## SET TASK
From the listing below, pick out each line with the word "that".

····················

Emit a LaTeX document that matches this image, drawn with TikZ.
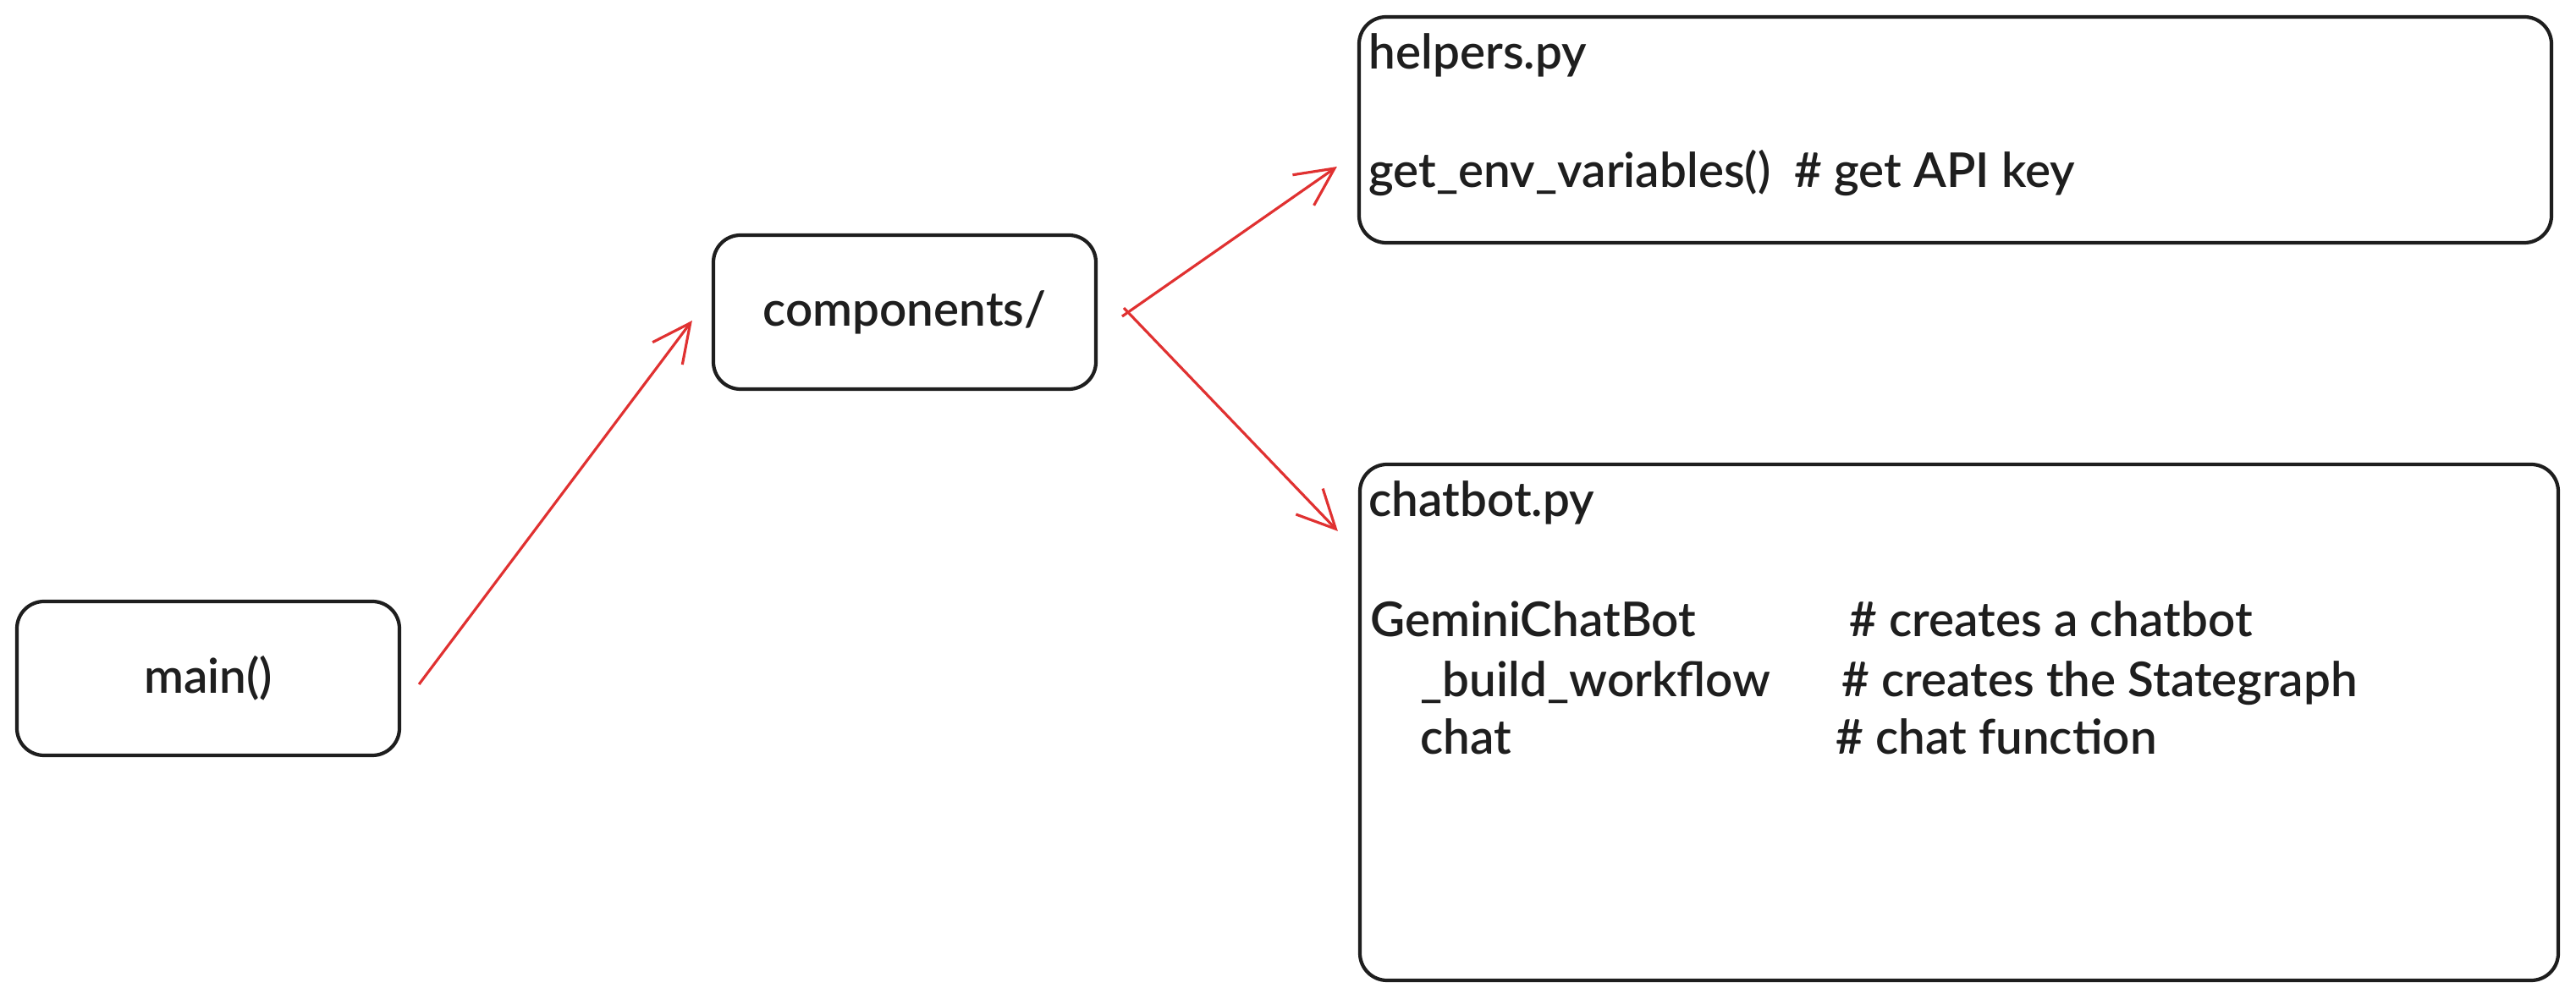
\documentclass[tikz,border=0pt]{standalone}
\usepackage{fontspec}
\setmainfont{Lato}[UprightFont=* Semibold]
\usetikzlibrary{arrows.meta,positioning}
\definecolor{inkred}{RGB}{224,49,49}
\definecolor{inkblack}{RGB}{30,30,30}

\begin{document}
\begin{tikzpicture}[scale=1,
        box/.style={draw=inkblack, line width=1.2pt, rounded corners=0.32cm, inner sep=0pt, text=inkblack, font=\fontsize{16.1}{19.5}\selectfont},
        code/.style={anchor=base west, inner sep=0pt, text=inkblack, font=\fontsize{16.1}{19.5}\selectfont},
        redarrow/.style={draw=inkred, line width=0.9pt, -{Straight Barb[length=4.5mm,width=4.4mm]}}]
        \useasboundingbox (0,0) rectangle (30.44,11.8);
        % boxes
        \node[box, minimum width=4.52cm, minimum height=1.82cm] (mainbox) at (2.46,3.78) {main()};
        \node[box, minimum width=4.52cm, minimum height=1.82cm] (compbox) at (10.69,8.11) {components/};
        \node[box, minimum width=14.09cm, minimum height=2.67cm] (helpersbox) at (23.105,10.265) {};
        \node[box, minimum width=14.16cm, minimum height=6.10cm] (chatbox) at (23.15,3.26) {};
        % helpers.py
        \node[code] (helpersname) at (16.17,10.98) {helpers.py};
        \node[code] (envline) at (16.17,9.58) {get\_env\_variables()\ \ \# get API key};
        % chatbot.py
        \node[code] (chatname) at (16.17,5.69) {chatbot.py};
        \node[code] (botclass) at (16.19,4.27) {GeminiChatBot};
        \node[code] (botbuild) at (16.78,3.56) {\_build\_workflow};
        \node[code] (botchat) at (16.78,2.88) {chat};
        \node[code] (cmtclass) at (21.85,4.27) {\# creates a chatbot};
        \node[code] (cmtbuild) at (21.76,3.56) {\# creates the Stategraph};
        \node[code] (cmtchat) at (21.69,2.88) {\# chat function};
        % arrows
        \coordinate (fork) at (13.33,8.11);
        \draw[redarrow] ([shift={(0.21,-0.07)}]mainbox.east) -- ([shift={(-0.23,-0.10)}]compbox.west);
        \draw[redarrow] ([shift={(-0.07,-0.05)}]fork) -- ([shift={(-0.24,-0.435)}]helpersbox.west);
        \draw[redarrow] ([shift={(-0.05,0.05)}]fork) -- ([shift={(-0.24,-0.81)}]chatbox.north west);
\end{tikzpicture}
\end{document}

····················

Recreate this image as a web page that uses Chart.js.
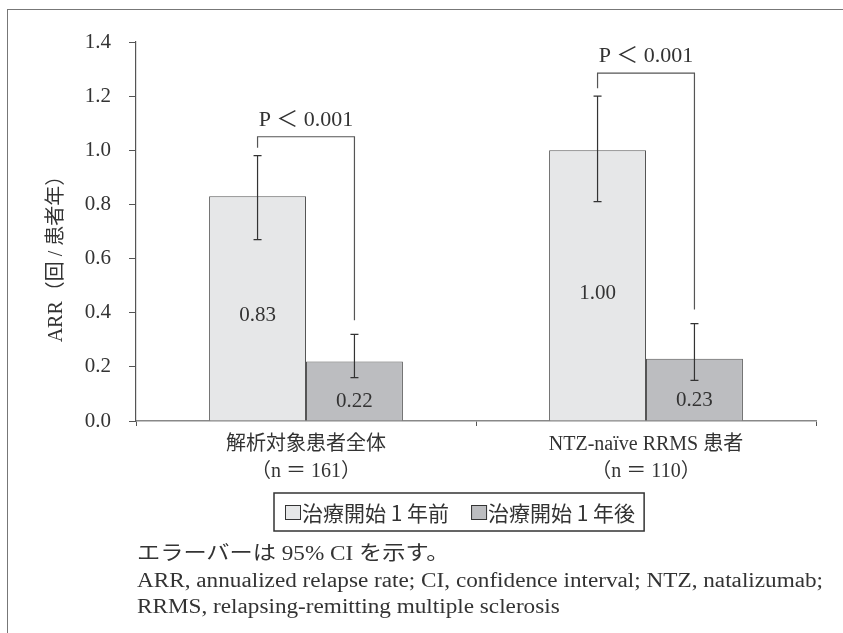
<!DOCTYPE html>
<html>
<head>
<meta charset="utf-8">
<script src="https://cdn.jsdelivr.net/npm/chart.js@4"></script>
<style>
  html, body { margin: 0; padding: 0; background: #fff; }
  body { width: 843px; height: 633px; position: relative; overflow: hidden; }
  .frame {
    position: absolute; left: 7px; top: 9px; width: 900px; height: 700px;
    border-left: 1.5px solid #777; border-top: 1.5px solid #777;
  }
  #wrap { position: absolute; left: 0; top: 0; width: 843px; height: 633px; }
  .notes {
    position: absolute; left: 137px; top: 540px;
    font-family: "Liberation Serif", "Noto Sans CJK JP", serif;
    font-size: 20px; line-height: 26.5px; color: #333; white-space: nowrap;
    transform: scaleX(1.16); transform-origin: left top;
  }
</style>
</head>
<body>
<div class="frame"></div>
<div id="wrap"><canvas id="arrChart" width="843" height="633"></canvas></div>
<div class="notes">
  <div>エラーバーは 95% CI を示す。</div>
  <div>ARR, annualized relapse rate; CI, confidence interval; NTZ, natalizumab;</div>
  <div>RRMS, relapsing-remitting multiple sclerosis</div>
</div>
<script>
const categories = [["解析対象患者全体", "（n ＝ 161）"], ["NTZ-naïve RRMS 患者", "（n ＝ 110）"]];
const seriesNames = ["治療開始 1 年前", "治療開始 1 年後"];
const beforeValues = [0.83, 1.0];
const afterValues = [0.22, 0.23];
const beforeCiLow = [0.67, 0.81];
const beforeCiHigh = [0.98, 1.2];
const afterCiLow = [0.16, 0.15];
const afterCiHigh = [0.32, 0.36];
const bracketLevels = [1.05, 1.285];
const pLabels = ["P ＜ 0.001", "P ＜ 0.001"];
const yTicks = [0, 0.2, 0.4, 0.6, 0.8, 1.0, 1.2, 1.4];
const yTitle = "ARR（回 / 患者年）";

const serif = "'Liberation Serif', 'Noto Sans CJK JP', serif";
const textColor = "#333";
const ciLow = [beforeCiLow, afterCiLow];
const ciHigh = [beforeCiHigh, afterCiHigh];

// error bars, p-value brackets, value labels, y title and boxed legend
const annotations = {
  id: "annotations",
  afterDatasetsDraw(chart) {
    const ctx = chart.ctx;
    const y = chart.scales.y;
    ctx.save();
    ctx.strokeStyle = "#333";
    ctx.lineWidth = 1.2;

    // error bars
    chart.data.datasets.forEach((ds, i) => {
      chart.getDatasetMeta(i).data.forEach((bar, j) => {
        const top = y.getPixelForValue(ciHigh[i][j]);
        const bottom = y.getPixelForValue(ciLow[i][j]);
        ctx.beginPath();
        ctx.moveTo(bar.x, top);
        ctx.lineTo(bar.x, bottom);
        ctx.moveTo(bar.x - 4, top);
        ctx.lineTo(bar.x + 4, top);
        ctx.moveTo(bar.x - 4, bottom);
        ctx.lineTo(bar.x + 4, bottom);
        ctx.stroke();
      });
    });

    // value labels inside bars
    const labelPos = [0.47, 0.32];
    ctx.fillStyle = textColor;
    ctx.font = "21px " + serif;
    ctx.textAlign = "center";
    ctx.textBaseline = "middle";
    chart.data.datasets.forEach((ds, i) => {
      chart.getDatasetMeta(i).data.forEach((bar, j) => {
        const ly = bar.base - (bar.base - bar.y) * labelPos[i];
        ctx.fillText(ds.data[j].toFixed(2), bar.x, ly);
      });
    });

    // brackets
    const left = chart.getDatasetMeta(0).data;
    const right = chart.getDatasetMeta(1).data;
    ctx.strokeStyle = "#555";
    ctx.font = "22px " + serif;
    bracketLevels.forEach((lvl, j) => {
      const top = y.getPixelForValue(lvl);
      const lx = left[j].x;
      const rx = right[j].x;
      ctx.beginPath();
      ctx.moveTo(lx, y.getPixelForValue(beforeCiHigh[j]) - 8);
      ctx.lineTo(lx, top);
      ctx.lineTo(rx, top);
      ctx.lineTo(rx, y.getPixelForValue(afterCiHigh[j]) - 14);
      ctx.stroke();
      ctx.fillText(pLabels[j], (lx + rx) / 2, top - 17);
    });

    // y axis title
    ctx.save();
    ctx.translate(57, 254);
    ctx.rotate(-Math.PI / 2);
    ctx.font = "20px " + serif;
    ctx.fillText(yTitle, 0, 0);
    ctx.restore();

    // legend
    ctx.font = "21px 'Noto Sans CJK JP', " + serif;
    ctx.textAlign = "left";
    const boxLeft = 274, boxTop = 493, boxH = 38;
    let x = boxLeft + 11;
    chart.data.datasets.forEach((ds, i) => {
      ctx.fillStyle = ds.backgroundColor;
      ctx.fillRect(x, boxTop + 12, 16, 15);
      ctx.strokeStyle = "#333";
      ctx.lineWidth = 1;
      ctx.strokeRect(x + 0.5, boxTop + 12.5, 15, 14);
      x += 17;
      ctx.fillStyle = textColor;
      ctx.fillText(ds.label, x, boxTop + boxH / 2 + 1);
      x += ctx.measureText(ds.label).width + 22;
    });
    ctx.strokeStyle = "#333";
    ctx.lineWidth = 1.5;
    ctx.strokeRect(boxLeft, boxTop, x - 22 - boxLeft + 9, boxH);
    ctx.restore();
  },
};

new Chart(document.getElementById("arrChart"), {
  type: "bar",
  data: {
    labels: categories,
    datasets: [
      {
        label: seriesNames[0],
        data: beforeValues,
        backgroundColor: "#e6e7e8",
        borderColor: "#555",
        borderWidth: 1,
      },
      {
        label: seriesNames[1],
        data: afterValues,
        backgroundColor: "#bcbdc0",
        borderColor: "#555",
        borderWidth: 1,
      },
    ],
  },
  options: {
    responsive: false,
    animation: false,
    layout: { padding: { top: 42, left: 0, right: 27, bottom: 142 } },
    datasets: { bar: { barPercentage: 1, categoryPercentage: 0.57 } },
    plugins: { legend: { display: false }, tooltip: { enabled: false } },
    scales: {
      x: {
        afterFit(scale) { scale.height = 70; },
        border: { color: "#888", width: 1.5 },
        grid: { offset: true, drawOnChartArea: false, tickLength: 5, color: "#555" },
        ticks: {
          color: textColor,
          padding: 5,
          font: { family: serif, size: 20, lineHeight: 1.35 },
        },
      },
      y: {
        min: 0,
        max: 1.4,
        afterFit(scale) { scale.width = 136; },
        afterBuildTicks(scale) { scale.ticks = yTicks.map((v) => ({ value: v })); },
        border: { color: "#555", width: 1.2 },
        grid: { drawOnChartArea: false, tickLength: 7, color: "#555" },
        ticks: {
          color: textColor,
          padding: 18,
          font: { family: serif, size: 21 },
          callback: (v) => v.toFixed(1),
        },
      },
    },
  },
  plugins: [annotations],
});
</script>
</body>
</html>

····················

## SOLUTION FOR THIS PROBLEM
Emit a LaTeX document that matches this image, drawn with TikZ.
Recreate this image as a web page that uses Chart.js.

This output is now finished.